FanPost

What's Different?

The Wolves have clearly improved a lot relative to last year. We all know that swapping Rambis and Flynn for Adelman and Rubio made a big difference, but what shows up in the stats so far?


First of all, the Wolves are not shooting better than they were last year. Last year, their true shooting percentage (TS%) was 0.526. This year, it is 0.523. The good news for the Wolves is that shooting is down league-wide, so their ranking has gone up from 25th to 14th.

Turnovers are down as well, but not by that much. The Wolves have gone from 30th to 21st in turnovers, cutting them by about 0.5 per game (pace adjusted, as are all other per-game stats).

Assist per game are actually down, though their ranking is up from 28th to 27th. Steals are up a bit (22nd to 17th). Blocks are way down (12th to 28th). Rebounding is down a bit (7th to 11th).
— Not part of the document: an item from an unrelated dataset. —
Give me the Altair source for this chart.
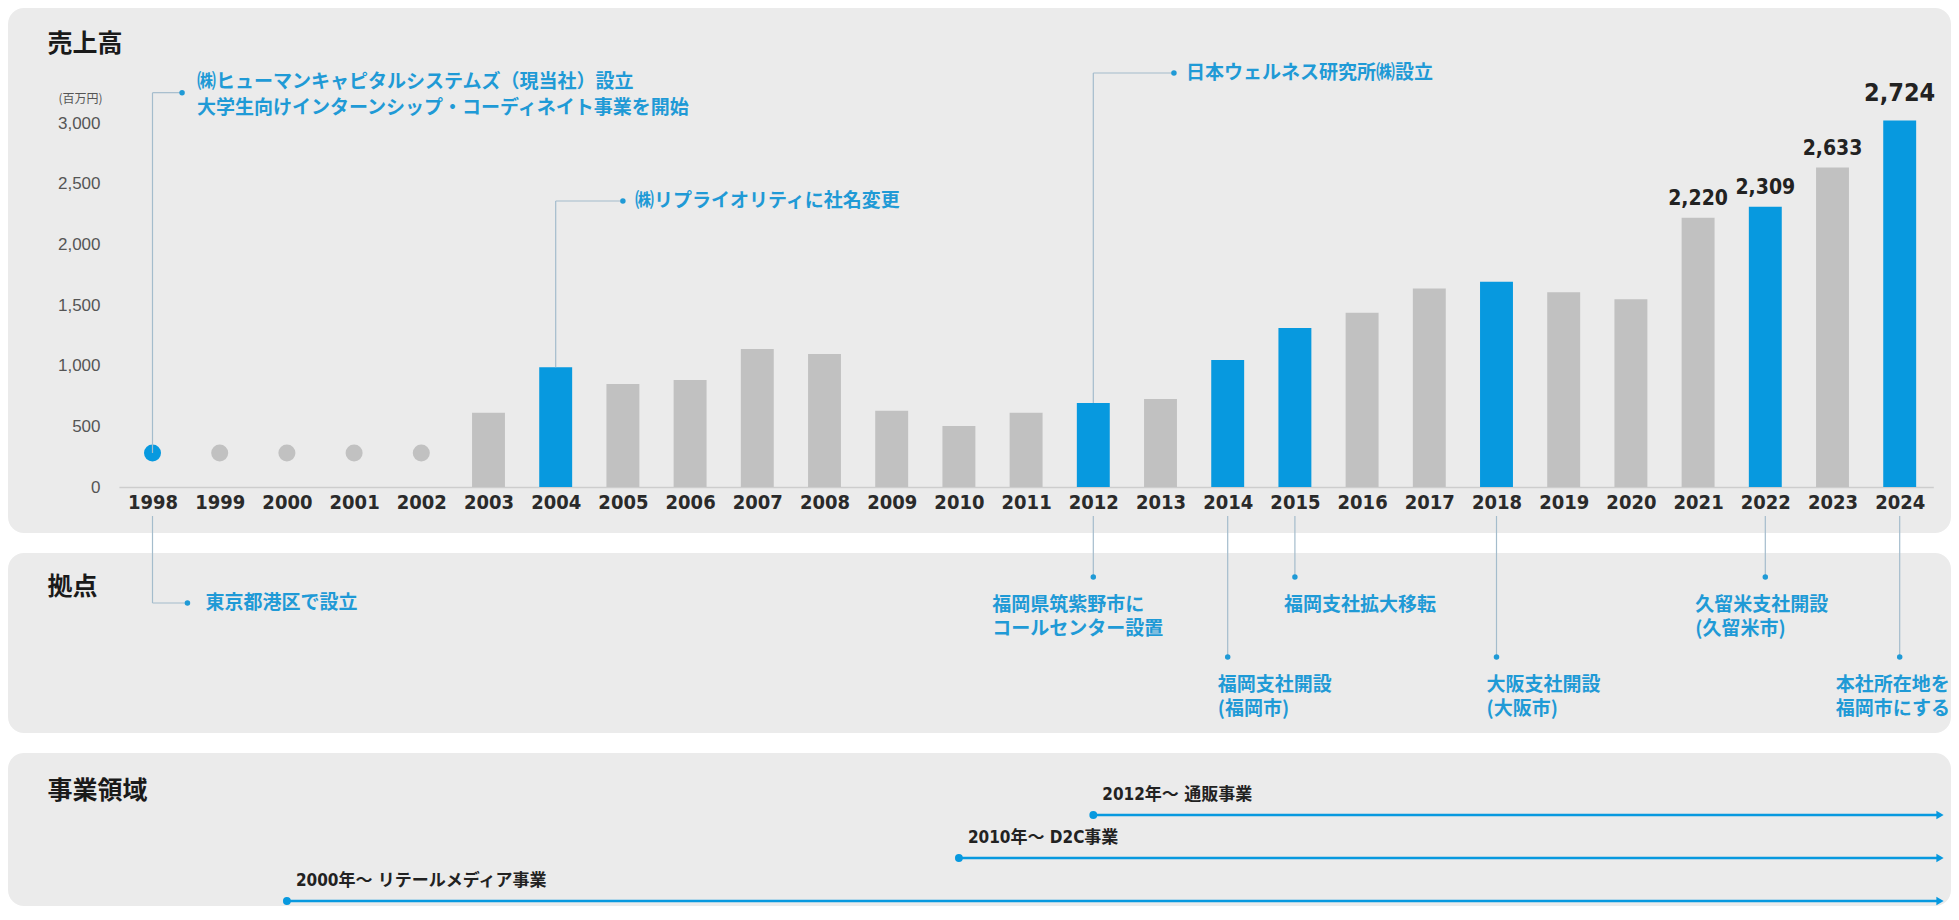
import altair as alt
import pandas as pd

# ------------------------------------------------------------------ data
years = list(range(1998, 2025))
sales = [280, 280, 280, 280, 280,
         612, 987, 849, 882, 1137, 1096, 629, 503, 612, 693, 725,
         1047, 1311, 1437, 1637, 1692, 1605, 1547, 2220, 2309, 2633, 3020]
dot_years = [1998, 1999, 2000, 2001, 2002]
highlight_years = [1998, 2004, 2012, 2014, 2015, 2018, 2022, 2024]
value_label_years = [2021, 2022, 2023, 2024]
value_label_text = ["2,220", "2,309", "2,633", "2,724"]
y_ticks = [0, 500, 1000, 1500, 2000, 2500, 3000]

event_years = [1998, 2004, 2012]
event_text = [
    "㈱ヒューマンキャピタルシステムズ（現当社）設立\n大学生向けインターンシップ・コーディネイト事業を開始",
    "㈱リプライオリティに社名変更",
    "日本ウェルネス研究所㈱設立",
]

place_years = [1998, 2012, 2014, 2015, 2018, 2022, 2024]
place_text = [
    "東京都港区で設立",
    "福岡県筑紫野市に\nコールセンター設置",
    "福岡支社開設\n(福岡市)",
    "福岡支社拡大移転",
    "大阪支社開設\n(大阪市)",
    "久留米支社開設\n(久留米市)",
    "本社所在地を\n福岡市にする",
]

biz_start = [2012, 2010, 2000]
biz_text = ["2012年〜 通販事業", "2010年〜 D2C事業", "2000年〜 リテールメディア事業"]

# ------------------------------------------------------------------ layout / style
BLUE = "#0799df"
TXTBLUE = "#1f9ad6"
GRAY = "#c1c1c1"
LINE = "#a4bccc"
PANEL = "#ebebeb"
DARK = "#222222"
JP = "Noto Sans CJK JP"
NUM = "Liberation Sans Narrow, DejaVu Sans Condensed, Roboto Condensed, Noto Sans CJK JP"
STEP = 67.2  # px per year

W = 1943
H1, H2, H3 = 525, 180, 153

# callout layout for the sales panel (level in sales units, arm in years)
event_level = [3250, 2357, 3412]
event_arm = [0.44, 1.0, 1.2]
# layout for the 拠点 panel
place_lane = [0, 0, 1, 0, 1, 0, 1]
place_dx = [None, -101, -10, -11, -10, -70, -64]
biz_end = 2024.6

XS = alt.Scale(domain=[1997.5, 2024.5], range=[110.9, 1925.3], nice=False, zero=False)

# ------------------------------------------------------------------ panel 1: 売上高
df_sales = pd.DataFrame({"year": years, "sales": sales})
df_sales["hl"] = df_sales["year"].isin(highlight_years).astype(int)
df_sales["kind"] = ["dot" if y in dot_years else "bar" for y in years]
sales_by_year = dict(zip(years, sales))

YS1 = alt.Scale(domain=[0, 3000], range=[479, 115], nice=False, zero=False)

xaxis1 = alt.Axis(
    values=years, format="d", labelFont=NUM, labelFontSize=20, labelFontWeight="bold",
    labelColor="#2a2a2a", labelPadding=5, ticks=False, tickSize=0,
    domainColor="#cdcdcd", domainWidth=1.5, grid=False, offset=-46,
    labelFlush=False, labelOverlap=False, minExtent=0,
    title="売上高", titleX=39, titleY=43 - 479, titleAngle=0, titleAlign="left",
    titleBaseline="alphabetic", titleFont=JP, titleFontSize=25, titleFontWeight="bold",
    titleColor="#1a1a1a",
)
yaxis1 = alt.Axis(
    values=y_ticks, format=",d", labelFont="Liberation Sans, Arial, sans-serif", labelFontSize=17,
    labelColor="#555555", ticks=False, tickSize=0, domain=False, grid=False,
    offset=-94, labelPadding=2, minExtent=0,
    title="(百万円)", titleX=0, titleY=90, titleAngle=0, titleAlign="right",
    titleBaseline="middle", titleFont=JP, titleFontSize=12, titleFontWeight="normal",
    titleColor="#555555",
)


def X1(f):
    return alt.X(f, type="quantitative", scale=XS, axis=xaxis1)


def Y1(f):
    return alt.Y(f, type="quantitative", scale=YS1, axis=yaxis1)


hl_color = alt.condition("datum.hl == 1", alt.value(BLUE), alt.value(GRAY))

base1 = alt.Chart(df_sales)
bars = base1.transform_filter("datum.kind == 'bar'").transform_calculate(
    x_lo="datum.year - 0.245", x_hi="datum.year + 0.245"
).mark_bar().encode(
    x=X1("x_lo"), x2="x_hi:Q", y=Y1("sales"), y2=alt.datum(0), color=hl_color
)
dots = base1.transform_filter("datum.kind == 'dot'").mark_circle(size=290, opacity=1).encode(
    x=X1("year"), y=Y1("sales"), color=hl_color
)

df_ev = pd.DataFrame({"year": event_years, "text": event_text,
                      "level": event_level, "arm": event_arm})
df_ev["val"] = [sales_by_year[y] for y in event_years]
df_ev["arm_end"] = df_ev["year"] + df_ev["arm"]
df_ev["multi"] = [1 if "\n" in t else 0 for t in event_text]
ev = alt.Chart(df_ev)
ev_v = ev.mark_rule(color=LINE, strokeWidth=1.2).encode(x=X1("year"), y=Y1("val"), y2="level:Q")
ev_h = ev.mark_rule(color=LINE, strokeWidth=1.2).encode(x=X1("year"), x2="arm_end:Q", y=Y1("level"))
ev_d = ev.mark_circle(size=30, color=TXTBLUE, opacity=1).encode(x=X1("arm_end"), y=Y1("level"))
ev_t1 = ev.transform_filter("datum.multi == 0").mark_text(
    align="left", baseline="middle", dx=12, font=JP, fontSize=19,
    fontWeight="bold", color=TXTBLUE).encode(
    x=X1("arm_end"), y=Y1("level"), text="text:N")
ev_t2 = ev.transform_filter("datum.multi == 1").mark_text(
    align="left", baseline="middle", dx=15, dy=-11, font=JP, fontSize=19,
    fontWeight="bold", color=TXTBLUE, lineBreak="\n", lineHeight=26).encode(
    x=X1("arm_end"), y=Y1("level"), text="text:N")

df_val = pd.DataFrame({"year": value_label_years, "label": value_label_text})
df_val["sales"] = [sales_by_year[y] for y in value_label_years]
vl = alt.Chart(df_val)
vl_small = vl.transform_filter("datum.year < 2024").mark_text(
    baseline="alphabetic", dy=-13, font=NUM, fontSize=21, fontWeight="bold", color=DARK
).encode(x=X1("year"), y=Y1("sales"), text="label:N")
vl_big = vl.transform_filter("datum.year == 2024").mark_text(
    baseline="alphabetic", dy=-20, font=NUM, fontSize=25, fontWeight="bold", color=DARK
).encode(x=X1("year"), y=Y1("sales"), text="label:N")

panel1 = alt.layer(bars, dots, ev_v, ev_h, ev_d, ev_t1, ev_t2, vl_small, vl_big).properties(
    width=W, height=H1)

# ------------------------------------------------------------------ panel 2: 拠点
YS2 = alt.Scale(domain=[0, 1], range=[24, 104], nice=False, zero=False)
yaxis2 = alt.Axis(labels=False, ticks=False, tickSize=0, domain=False, grid=False, minExtent=0,
                  title="拠点", titleX=39, titleY=41, titleAngle=0, titleAlign="left",
                  titleBaseline="alphabetic", titleFont=JP, titleFontSize=25,
                  titleFontWeight="bold", titleColor="#1a1a1a")


def X2(f):
    return alt.X(f, type="quantitative", scale=XS, axis=None)


def Y2(f):
    return alt.Y(f, type="quantitative", scale=YS2, axis=yaxis2)


df_pl = pd.DataFrame({"year": place_years, "text": place_text, "lane": place_lane})
df_pl["tx"] = [y + (d if d is not None else 0) / STEP for y, d in zip(place_years, place_dx)]
df_pl["first"] = [1 if i == 0 else 0 for i in range(len(place_years))]
df_pl["arm_end"] = df_pl["year"] + 0.52

pl = alt.Chart(df_pl)
pl_drop = pl.transform_filter("datum.first == 0")
pl_el = pl.transform_filter("datum.first == 1")

drop_rule = pl_drop.mark_rule(color=LINE, strokeWidth=1.2).encode(
    x=X2("year"), y=Y2("lane"), y2=alt.value(-37))
drop_dot = pl_drop.mark_circle(size=30, color=TXTBLUE, opacity=1).encode(x=X2("year"), y=Y2("lane"))
drop_txt = pl_drop.mark_text(align="left", baseline="top", dy=19, font=JP, fontSize=19,
                             fontWeight="bold", color=TXTBLUE, lineBreak="\n", lineHeight=24).encode(
    x=X2("tx"), y=Y2("lane"), text="text:N")

el_rule_v = pl_el.mark_rule(color=LINE, strokeWidth=1.2, yOffset=26).encode(
    x=X2("year"), y=Y2("lane"), y2=alt.value(-37))
el_rule_h = pl_el.mark_rule(color=LINE, strokeWidth=1.2, yOffset=26).encode(
    x=X2("year"), x2="arm_end:Q", y=Y2("lane"))
el_dot = pl_el.mark_circle(size=30, color=TXTBLUE, opacity=1, yOffset=26).encode(
    x=X2("arm_end"), y=Y2("lane"))
el_txt = pl_el.mark_text(align="left", baseline="middle", dx=18, yOffset=26, font=JP, fontSize=19,
                         fontWeight="bold", color=TXTBLUE).encode(
    x=X2("arm_end"), y=Y2("lane"), text="text:N")

panel2 = alt.layer(drop_rule, el_rule_v, el_rule_h, drop_dot, el_dot, drop_txt, el_txt).properties(
    width=W, height=H2)

# ------------------------------------------------------------------ panel 3: 事業領域
YS3 = alt.Scale(domain=[0, 2], range=[62, 148], nice=False, zero=False)
yaxis3 = alt.Axis(labels=False, ticks=False, tickSize=0, domain=False, grid=False, minExtent=0,
                  title="事業領域", titleX=39, titleY=45, titleAngle=0, titleAlign="left",
                  titleBaseline="alphabetic", titleFont=JP, titleFontSize=25,
                  titleFontWeight="bold", titleColor="#1a1a1a")


def X3(f):
    return alt.X(f, type="quantitative", scale=XS, axis=None)


def Y3(f):
    return alt.Y(f, type="quantitative", scale=YS3, axis=yaxis3)


df_biz = pd.DataFrame({"start": biz_start, "text": biz_text})
df_biz["lane"] = df_biz["start"].rank(ascending=False).astype(int) - 1
df_biz["end"] = biz_end
bz = alt.Chart(df_biz)
bz_line = bz.mark_rule(color=BLUE, strokeWidth=2.6).encode(x=X3("start"), x2="end:Q", y=Y3("lane"))
bz_dot = bz.mark_circle(size=62, color=BLUE, opacity=1).encode(x=X3("start"), y=Y3("lane"))
bz_arrow = bz.mark_point(shape="triangle-right", filled=True, size=70, color=BLUE, opacity=1).encode(
    x=X3("end"), y=Y3("lane"))
bz_txt = bz.mark_text(align="left", baseline="middle", dx=9, dy=-20, font=NUM, fontSize=17,
                      fontWeight="bold", color=DARK).encode(x=X3("start"), y=Y3("lane"), text="text:N")

panel3 = alt.layer(bz_line, bz_dot, bz_arrow, bz_txt).properties(width=W, height=H3)

# ------------------------------------------------------------------ assemble
chart = alt.vconcat(panel1, panel2, panel3, spacing=20, bounds="flush").resolve_scale(
    x="independent", y="independent"
).properties(padding=0, background="white").configure_view(
    fill=PANEL, stroke=None, cornerRadius=16
)

chart.save("out.html", embed_options={"renderer": "svg", "actions": False})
Here's the big difference: their defensive rating (an estimate of points allowed per 100 possessions) is down a whopping 10 points, moving them up from 27th to 13th in the league. According to some work I did last summer, a team wins two more games (over an 82-game season) for every point that its defensive rating goes down. This means that the improvement in defense accounts for about 20 more wins over a full season. By itself, what they've done on defense so far is the difference between terrible and average.

So as pretty as Rubio's work on offense has been, it's the defense (by pretty much everyone, with Adelman's guidance) that's making the big difference right now.